> **Goal**: Copy out the line that contains "Output the Python", the line that contains "plt.rcParams['font.family'] = ['Open", and every line between them, exactly, and nothing else.

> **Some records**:
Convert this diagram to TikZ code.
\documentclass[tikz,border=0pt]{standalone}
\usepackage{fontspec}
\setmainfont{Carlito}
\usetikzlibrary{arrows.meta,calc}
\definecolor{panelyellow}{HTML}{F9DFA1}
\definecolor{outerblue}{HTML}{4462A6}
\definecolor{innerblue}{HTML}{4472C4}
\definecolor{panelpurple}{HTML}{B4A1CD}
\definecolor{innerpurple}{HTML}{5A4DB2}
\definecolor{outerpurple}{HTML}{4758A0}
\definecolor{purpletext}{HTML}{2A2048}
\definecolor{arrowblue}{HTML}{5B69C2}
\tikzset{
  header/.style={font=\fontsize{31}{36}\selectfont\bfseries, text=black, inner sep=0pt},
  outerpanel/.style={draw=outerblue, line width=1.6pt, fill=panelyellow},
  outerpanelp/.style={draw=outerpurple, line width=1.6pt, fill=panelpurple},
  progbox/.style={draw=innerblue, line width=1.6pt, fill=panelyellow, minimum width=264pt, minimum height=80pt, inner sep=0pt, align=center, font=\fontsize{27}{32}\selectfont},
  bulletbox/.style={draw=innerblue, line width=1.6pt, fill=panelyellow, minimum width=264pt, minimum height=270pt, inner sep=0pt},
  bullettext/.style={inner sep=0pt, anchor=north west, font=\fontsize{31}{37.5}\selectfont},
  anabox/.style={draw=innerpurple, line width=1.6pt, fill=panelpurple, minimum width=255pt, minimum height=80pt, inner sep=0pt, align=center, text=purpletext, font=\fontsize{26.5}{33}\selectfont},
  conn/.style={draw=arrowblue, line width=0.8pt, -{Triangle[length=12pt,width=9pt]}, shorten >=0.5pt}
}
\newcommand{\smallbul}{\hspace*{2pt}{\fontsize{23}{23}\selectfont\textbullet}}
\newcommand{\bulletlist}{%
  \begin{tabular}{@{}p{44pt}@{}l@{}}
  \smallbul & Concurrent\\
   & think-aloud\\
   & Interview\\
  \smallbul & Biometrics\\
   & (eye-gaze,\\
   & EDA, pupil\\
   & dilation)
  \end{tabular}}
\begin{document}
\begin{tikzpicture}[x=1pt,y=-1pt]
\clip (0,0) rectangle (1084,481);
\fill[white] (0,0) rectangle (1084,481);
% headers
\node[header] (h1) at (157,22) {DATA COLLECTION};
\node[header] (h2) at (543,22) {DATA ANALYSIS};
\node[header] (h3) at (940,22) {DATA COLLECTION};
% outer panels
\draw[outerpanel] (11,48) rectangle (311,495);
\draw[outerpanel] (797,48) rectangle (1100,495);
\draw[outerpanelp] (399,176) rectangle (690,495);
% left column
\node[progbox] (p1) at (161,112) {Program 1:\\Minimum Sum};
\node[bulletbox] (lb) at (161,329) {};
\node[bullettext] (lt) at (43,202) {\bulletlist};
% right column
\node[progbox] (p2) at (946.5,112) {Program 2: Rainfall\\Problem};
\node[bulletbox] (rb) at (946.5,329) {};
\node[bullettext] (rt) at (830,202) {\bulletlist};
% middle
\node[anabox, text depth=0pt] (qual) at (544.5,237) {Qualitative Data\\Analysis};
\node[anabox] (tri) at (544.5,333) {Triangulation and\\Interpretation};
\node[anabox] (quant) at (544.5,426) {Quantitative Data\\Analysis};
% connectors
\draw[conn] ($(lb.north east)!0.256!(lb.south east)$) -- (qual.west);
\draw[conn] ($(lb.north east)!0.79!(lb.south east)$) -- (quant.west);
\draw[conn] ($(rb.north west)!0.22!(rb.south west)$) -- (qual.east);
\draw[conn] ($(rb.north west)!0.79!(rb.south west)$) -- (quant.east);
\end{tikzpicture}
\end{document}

--

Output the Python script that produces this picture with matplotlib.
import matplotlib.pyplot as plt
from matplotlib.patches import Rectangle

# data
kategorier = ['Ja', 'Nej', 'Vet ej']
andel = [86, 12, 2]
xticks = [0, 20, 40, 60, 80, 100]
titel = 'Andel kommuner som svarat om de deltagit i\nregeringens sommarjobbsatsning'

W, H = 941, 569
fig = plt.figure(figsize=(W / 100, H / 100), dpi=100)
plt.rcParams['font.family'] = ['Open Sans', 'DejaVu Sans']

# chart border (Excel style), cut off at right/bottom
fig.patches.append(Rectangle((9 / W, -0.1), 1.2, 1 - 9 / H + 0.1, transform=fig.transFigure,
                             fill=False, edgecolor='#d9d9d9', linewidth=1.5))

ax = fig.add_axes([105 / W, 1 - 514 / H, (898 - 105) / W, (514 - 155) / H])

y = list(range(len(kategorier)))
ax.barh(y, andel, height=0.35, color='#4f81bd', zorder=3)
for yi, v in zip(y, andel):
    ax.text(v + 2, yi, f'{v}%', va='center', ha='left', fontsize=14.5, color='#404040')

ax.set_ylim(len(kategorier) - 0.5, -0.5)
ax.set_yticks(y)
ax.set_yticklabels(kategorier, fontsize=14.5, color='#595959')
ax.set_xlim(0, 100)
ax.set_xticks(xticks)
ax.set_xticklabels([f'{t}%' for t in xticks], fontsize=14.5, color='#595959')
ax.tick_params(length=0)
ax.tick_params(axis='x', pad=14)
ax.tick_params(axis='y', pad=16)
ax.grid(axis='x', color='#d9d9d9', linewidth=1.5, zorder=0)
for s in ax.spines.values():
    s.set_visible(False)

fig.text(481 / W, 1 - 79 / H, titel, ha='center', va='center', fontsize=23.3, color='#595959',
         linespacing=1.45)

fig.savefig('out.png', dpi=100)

> **The response**:
Output the Python script that produces this picture with matplotlib.
import matplotlib.pyplot as plt
from matplotlib.patches import Rectangle

# data
kategorier = ['Ja', 'Nej', 'Vet ej']
andel = [86, 12, 2]
xticks = [0, 20, 40, 60, 80, 100]
titel = 'Andel kommuner som svarat om de deltagit i\nregeringens sommarjobbsatsning'

W, H = 941, 569
fig = plt.figure(figsize=(W / 100, H / 100), dpi=100)
plt.rcParams['font.family'] = ['Open Sans', 'DejaVu Sans']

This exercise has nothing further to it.